Dia juga menyoroti bahwa tujuan utama dari peraturan ini, yakni mengurangi konsumsi rokok di kalangan anak di bawah umur, belum tentu dapat tercapai dengan efektif. Yang malah menjadi persoalan baru, yakni akan adanya beban tambahan yang ditanggung oleh pedagang kecil. Sehingga, ia menilai aturan tersebut sedianya masih perlu dipertimbangkan secara lebih bijaksana.

 


Aspirasi Pedagang

Cukai rokok memang senikmat kepulan asap tembakau. Bisa dibilang, inilah ATM bagi pemerintah yang tak pernah kering.

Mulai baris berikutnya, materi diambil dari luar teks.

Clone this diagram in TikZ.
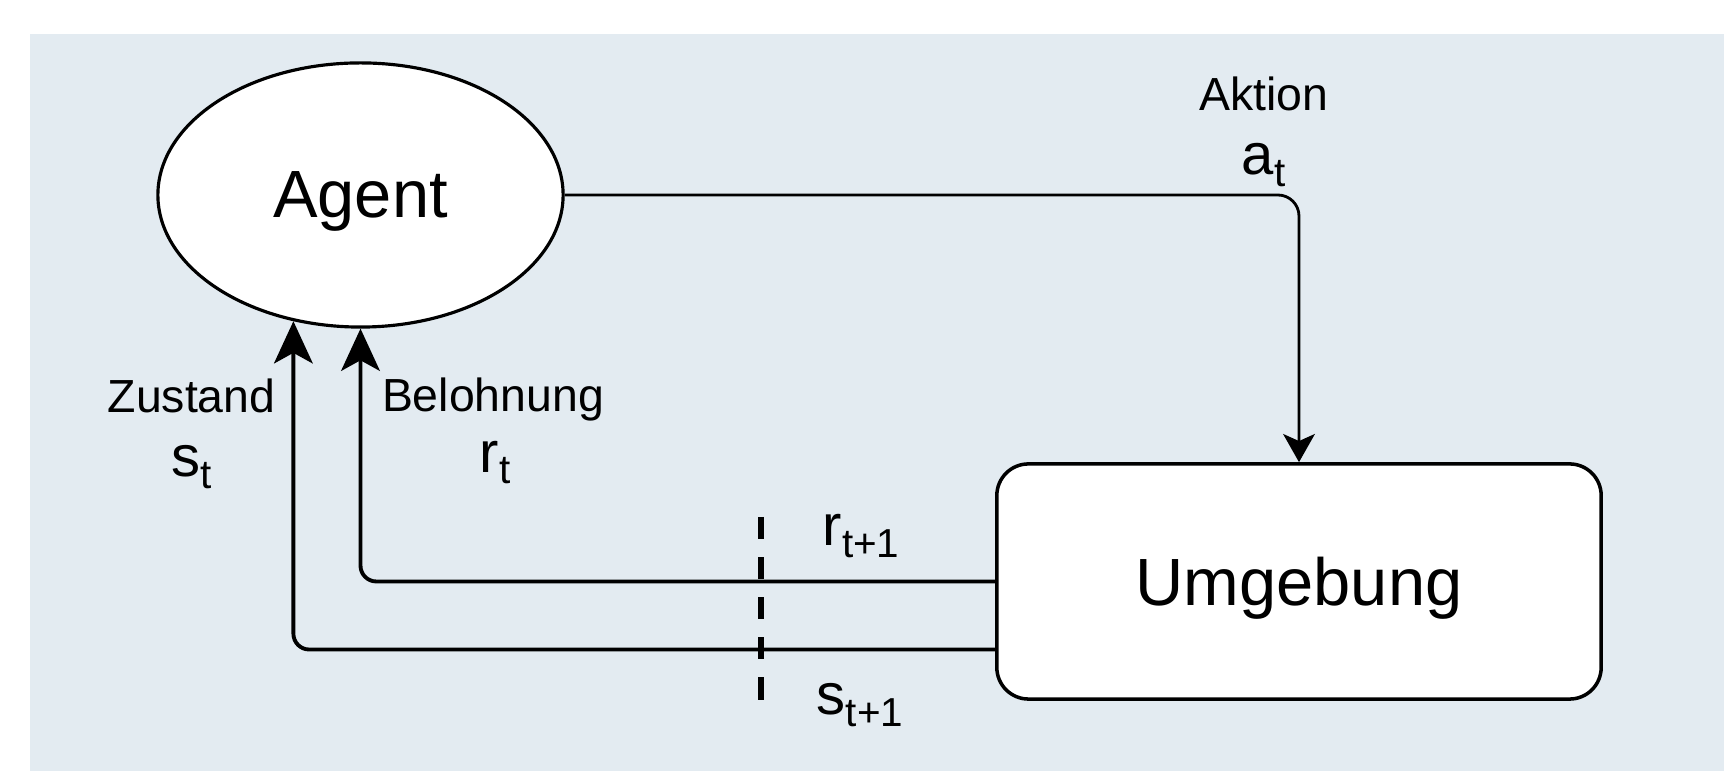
\documentclass[tikz,border=0pt]{standalone}
\usepackage{fontspec}
\setmainfont{Liberation Sans}
\usetikzlibrary{arrows.meta,shapes.geometric}
\definecolor{bgc}{RGB}{227,235,241}
\newcommand{\mvar}[2]{{\fontsize{16.5}{18}\selectfont #1}\raisebox{-3.2pt}{\fontsize{11.5}{13}\selectfont #2}}
\begin{document}
\begin{tikzpicture}[x=0.01cm,y=0.01cm,
  agentstyle/.style={ellipse, draw, line width=0.9pt, fill=white, minimum width=4.05cm, minimum height=2.64cm, inner sep=0pt, font=\fontsize{19}{22}\selectfont, text depth=0pt},
  envstyle/.style={rectangle, rounded corners=9pt, draw, line width=1pt, fill=white, minimum width=6.04cm, minimum height=2.35cm, inner sep=0pt, font=\fontsize{19}{22}\selectfont, text depth=0pt},
  wordlabel/.style={anchor=base, inner sep=0pt, font=\fontsize{13.2}{15}\selectfont},
  varlabel/.style={anchor=base, inner sep=0pt},
  fb/.style={line width=1.1pt, rounded corners=4.5pt, -{Stealth[length=12pt,width=11pt,inset=3pt]}},
  act/.style={line width=0.8pt, rounded corners=6pt, -{Stealth[length=8pt,width=9pt,inset=2pt]}},
  dashline/.style={line width=1.8pt, dash pattern=on 6.3pt off 5.1pt}
]
\useasboundingbox (0,0) rectangle (1724,-771);
\fill[bgc] (30,-34) rectangle (1724,-771);

\node[agentstyle] (agent) at (360.5,-195) {Agent};
\node[envstyle] (umg) at (1299,-581.5) {Umgebung};

\draw[act] (agent.east) -| (umg.north);
\draw[fb] (umg.west) -| (agent.south);
\draw[fb] ([yshift=-0.68cm]umg.west) -| (agent.242);

\coordinate (d1) at (761,-517);
\coordinate (d2) at (761,-700);
\draw[dashline] (d1) -- (d2);

\node[wordlabel] (aktion) at (1264,-110.7) {Aktion};
\node[varlabel] (at) at (1263.5,-175) {\mvar{a}{t}};
\node[wordlabel] (zustand) at (191.5,-412.7) {Zustand};
\node[varlabel] (st) at (192,-477) {\mvar{s}{t}};
\node[wordlabel] (belohnung) at (493,-411.7) {Belohnung};
\node[varlabel] (rt) at (495,-472.7) {\mvar{r}{t}};
\node[varlabel] (rt1) at (861,-546) {\mvar{r}{t+1}};
\node[varlabel] (st1) at (860,-715) {\mvar{s}{t+1}};
\end{tikzpicture}
\end{document}
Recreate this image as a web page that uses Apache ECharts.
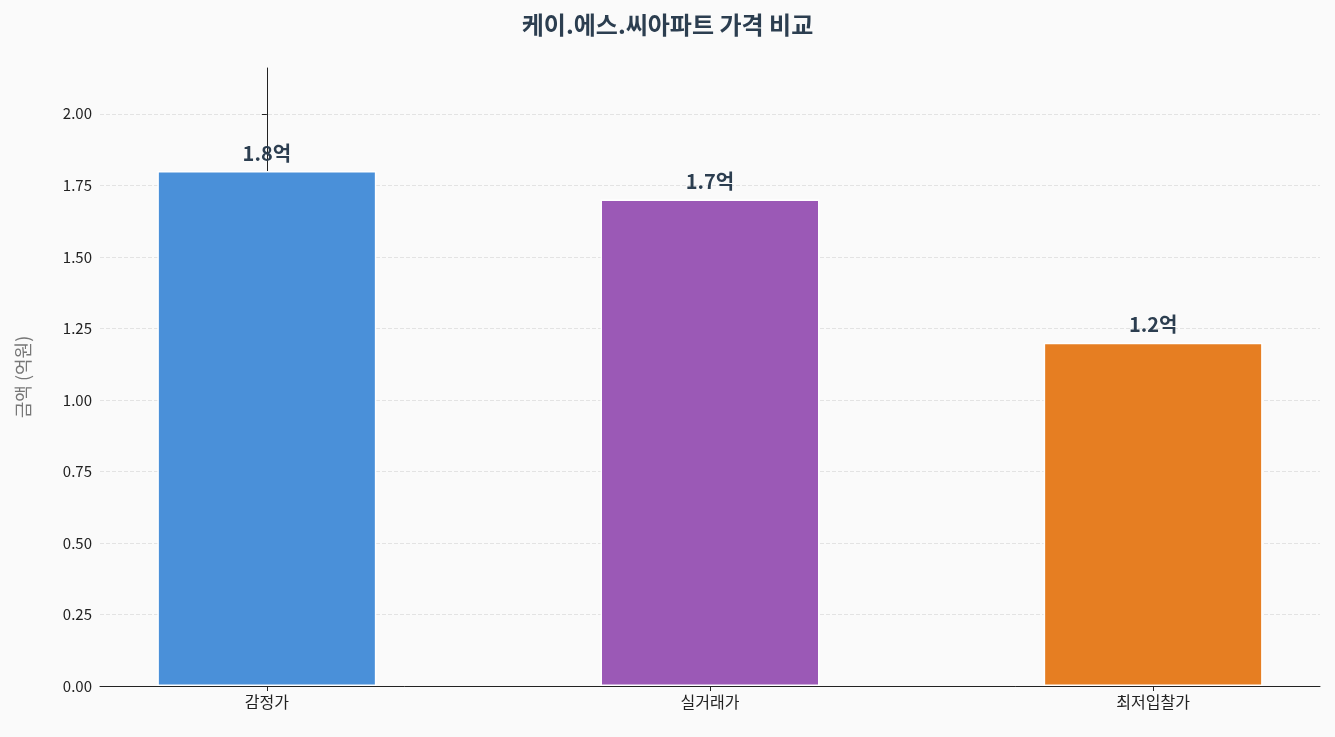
<!DOCTYPE html><html><head><meta charset="utf-8"><script src="https://cdn.jsdelivr.net/npm/echarts@6/dist/echarts.min.js"></script>
<style>html,body{margin:0;background:#fafafa}#c{width:1335px;height:737px}</style></head><body><div id="c"></div><script>
const categories=['감정가','실거래가','최저입찰가'];
const values=[1.8,1.7,1.2];
const labels=['1.8억','1.7억','1.2억'];
const colors=['#4a90d9','#9b59b6','#e67e22'];
const F='"Noto Sans CJK KR","Noto Sans",sans-serif';
const c=echarts.init(document.getElementById('c'));
c.setOption({backgroundColor:'#fafafa',
title:{text:'케이.에스.씨아파트 가격 비교',left:'center',top:8,textStyle:{fontFamily:F,fontSize:24,fontWeight:'bold',color:'#2c3e50'}},
grid:{left:100,right:15,top:68,bottom:51},
xAxis:{type:'value',min:-0.3765,max:2.3765,splitLine:{show:false},
axisLine:{show:true,onZero:false,lineStyle:{color:'#222'}},
axisTick:{show:true,customValues:[0,1,2],length:5,lineStyle:{color:'#222'}},
axisLabel:{customValues:[0,1,2],formatter:v=>categories[Math.round(v)],fontFamily:F,fontSize:16,color:'#222',margin:8}},
yAxis:{type:'value',min:0,max:2.16,interval:0.25,name:'금액 (억원)',nameLocation:'middle',nameGap:68,nameTextStyle:{fontFamily:F,fontSize:18,color:'#777'},
axisLine:{show:true,lineStyle:{color:'#222'}},axisTick:{show:true,length:5,lineStyle:{color:'#222'}},
axisLabel:{fontFamily:F,fontSize:15,color:'#222',formatter:v=>v.toFixed(2),showMaxLabel:false},
splitLine:{showMaxLine:false,lineStyle:{type:'dashed',color:'#e3e3e3'}}},
series:[{type:'bar',barWidth:219,
data:values.map((v,i)=>({value:[i,v],itemStyle:{color:colors[i],borderColor:'#fff',borderWidth:1.5}})),
label:{show:true,position:'top',distance:8,formatter:p=>labels[p.dataIndex],fontFamily:F,fontSize:20,fontWeight:'bold',color:'#2c3e50'}}]});
</script></body></html>
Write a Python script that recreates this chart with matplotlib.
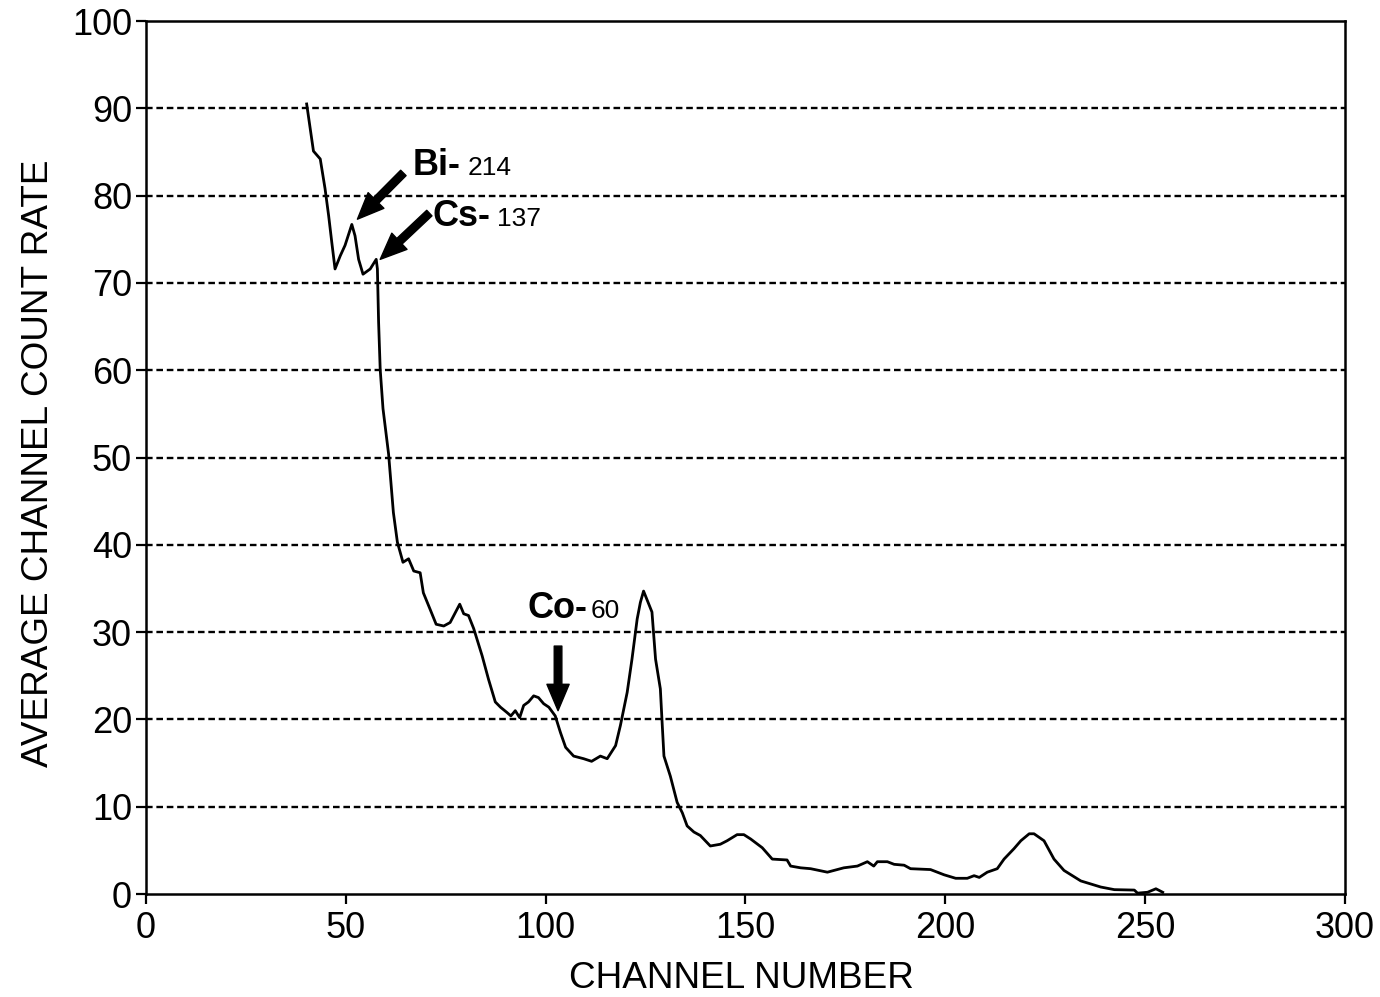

Suhendro turut menyesalkan bahwa suara dan aspirasi pedagang pasar serta pengusaha kelontong tidak mendapatkan perhatian yang layak selama proses penyusunan PP 28/2024. Pihaknya telah mengajukan permohonan agar larangan penjualan rokok dalam radius 200 meter dihapuskan dari Rancangan Peraturan Pemerintah (RPP) Kesehatan, namun permohonan tersebut tidak diakomodir.

“Dengan latar belakang tersebut, APARSI menegaskan komitmennya untuk menolak dengan tegas PP 28/2024 demi keberlangsungan usaha para anggotanya dan ekonomi kerakyatan pada umumnya,” ujarnya.